Prompt -
Where the word "this" occurs in a line, return that line.

Data to use -
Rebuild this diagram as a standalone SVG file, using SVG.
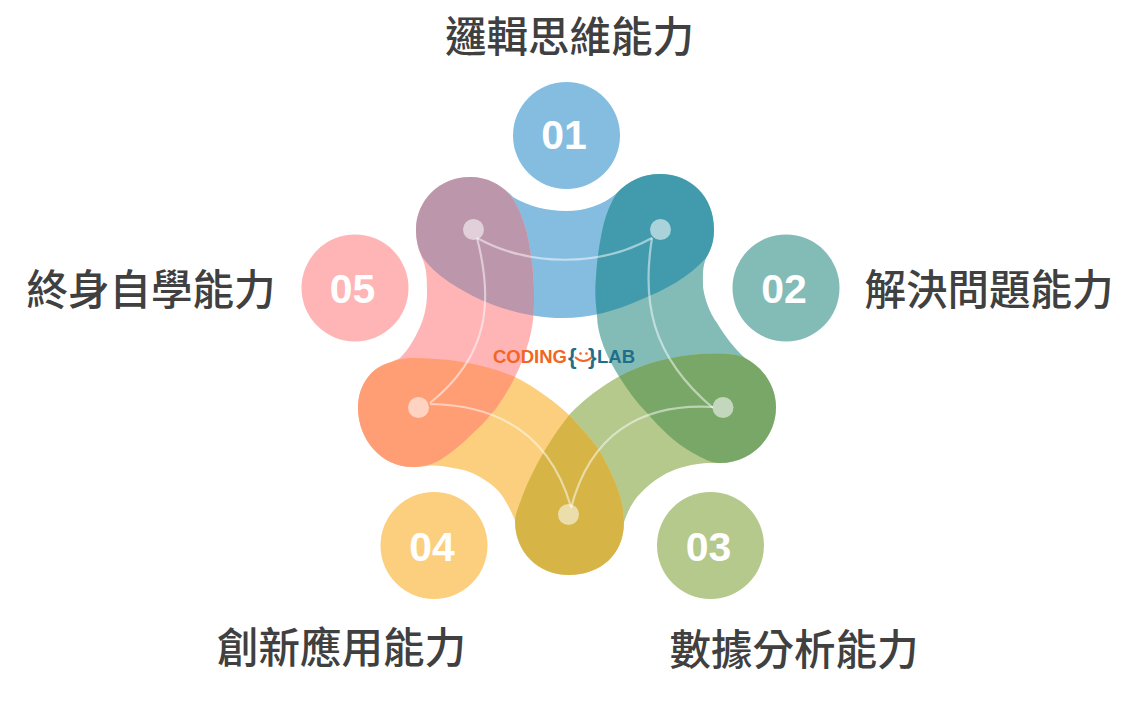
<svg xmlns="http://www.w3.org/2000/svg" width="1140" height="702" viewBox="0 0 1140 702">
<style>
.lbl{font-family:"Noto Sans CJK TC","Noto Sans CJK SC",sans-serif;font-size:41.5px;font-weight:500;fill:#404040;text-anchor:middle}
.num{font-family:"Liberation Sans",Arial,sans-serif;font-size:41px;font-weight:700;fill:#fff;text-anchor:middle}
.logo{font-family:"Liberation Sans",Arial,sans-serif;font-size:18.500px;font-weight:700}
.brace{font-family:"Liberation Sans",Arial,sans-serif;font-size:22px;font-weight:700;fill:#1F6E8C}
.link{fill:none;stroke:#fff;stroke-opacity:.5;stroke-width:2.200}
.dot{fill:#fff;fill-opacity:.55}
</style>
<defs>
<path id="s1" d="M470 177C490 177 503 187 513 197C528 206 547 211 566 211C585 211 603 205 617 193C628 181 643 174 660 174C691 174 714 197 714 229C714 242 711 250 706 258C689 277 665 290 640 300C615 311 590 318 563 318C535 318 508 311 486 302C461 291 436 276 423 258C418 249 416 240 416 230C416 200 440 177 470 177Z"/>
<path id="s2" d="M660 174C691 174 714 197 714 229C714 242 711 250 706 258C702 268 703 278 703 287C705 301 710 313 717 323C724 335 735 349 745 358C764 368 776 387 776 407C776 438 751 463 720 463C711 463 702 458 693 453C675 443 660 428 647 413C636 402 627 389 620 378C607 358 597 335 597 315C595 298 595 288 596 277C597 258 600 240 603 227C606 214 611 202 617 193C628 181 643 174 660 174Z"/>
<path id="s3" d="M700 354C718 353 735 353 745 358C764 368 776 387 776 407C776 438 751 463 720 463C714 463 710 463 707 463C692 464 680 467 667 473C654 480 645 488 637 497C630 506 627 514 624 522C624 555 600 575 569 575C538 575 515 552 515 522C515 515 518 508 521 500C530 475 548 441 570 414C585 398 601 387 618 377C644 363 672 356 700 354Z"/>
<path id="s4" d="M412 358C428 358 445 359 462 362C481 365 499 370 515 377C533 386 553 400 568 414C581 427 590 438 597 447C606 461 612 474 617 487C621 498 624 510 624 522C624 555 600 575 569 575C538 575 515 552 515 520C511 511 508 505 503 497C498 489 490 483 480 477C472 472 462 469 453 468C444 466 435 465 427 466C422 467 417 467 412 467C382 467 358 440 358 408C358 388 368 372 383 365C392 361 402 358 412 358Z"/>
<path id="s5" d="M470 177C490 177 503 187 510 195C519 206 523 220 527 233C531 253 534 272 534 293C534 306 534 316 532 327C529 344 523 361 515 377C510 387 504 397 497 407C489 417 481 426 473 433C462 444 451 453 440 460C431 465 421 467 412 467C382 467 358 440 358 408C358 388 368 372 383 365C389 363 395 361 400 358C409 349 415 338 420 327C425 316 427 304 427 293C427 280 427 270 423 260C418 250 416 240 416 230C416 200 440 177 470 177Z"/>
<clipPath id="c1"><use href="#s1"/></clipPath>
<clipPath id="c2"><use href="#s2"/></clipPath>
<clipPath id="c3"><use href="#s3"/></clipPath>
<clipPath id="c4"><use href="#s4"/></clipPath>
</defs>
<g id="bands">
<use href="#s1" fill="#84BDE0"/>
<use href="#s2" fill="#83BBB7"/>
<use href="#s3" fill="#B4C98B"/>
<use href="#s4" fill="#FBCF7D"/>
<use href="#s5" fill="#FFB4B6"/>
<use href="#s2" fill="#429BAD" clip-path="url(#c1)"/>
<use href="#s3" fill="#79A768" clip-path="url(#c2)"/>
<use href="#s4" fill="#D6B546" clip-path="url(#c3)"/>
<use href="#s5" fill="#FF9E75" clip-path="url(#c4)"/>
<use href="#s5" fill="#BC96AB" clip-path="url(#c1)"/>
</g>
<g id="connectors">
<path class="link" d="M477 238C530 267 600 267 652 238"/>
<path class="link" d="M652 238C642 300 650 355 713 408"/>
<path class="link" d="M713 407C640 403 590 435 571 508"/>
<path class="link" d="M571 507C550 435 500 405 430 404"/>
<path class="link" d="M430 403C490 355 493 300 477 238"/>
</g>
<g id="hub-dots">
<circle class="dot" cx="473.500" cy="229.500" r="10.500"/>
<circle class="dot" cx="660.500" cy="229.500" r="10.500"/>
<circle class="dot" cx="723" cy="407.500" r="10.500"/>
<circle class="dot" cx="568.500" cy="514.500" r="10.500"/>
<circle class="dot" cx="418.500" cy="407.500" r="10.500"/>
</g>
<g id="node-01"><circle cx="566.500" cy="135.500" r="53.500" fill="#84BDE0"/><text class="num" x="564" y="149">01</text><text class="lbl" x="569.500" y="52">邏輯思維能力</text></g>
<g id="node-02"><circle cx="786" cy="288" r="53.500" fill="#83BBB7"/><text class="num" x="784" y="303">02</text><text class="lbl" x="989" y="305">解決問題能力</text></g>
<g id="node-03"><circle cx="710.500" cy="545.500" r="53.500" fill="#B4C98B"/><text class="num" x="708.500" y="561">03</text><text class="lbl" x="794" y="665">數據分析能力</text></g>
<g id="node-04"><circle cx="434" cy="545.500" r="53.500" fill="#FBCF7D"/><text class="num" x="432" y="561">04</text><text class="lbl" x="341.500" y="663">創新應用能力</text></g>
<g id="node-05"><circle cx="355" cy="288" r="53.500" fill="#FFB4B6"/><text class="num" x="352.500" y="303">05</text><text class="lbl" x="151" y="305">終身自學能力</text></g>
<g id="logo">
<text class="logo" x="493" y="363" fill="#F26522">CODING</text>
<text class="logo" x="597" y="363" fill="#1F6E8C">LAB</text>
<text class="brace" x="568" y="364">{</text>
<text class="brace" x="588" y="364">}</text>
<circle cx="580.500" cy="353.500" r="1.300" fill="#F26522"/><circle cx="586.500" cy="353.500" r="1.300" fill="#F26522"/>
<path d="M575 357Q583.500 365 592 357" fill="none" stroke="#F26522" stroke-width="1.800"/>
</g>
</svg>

---

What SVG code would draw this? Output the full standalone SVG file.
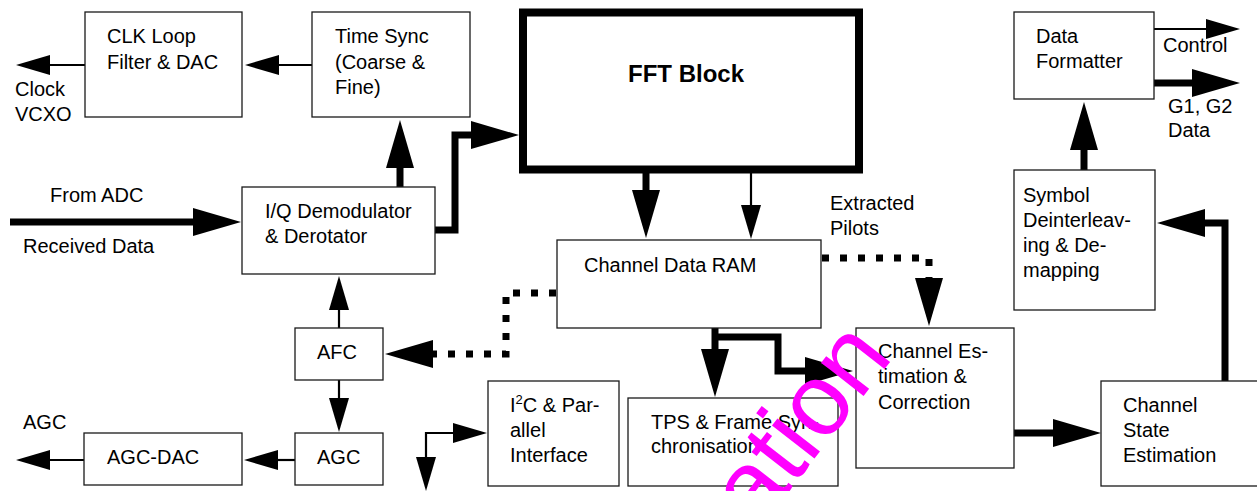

Correct answer -
Rebuild this diagram as a standalone SVG file, using SVG.
What SVG code would draw this? Output the full standalone SVG file.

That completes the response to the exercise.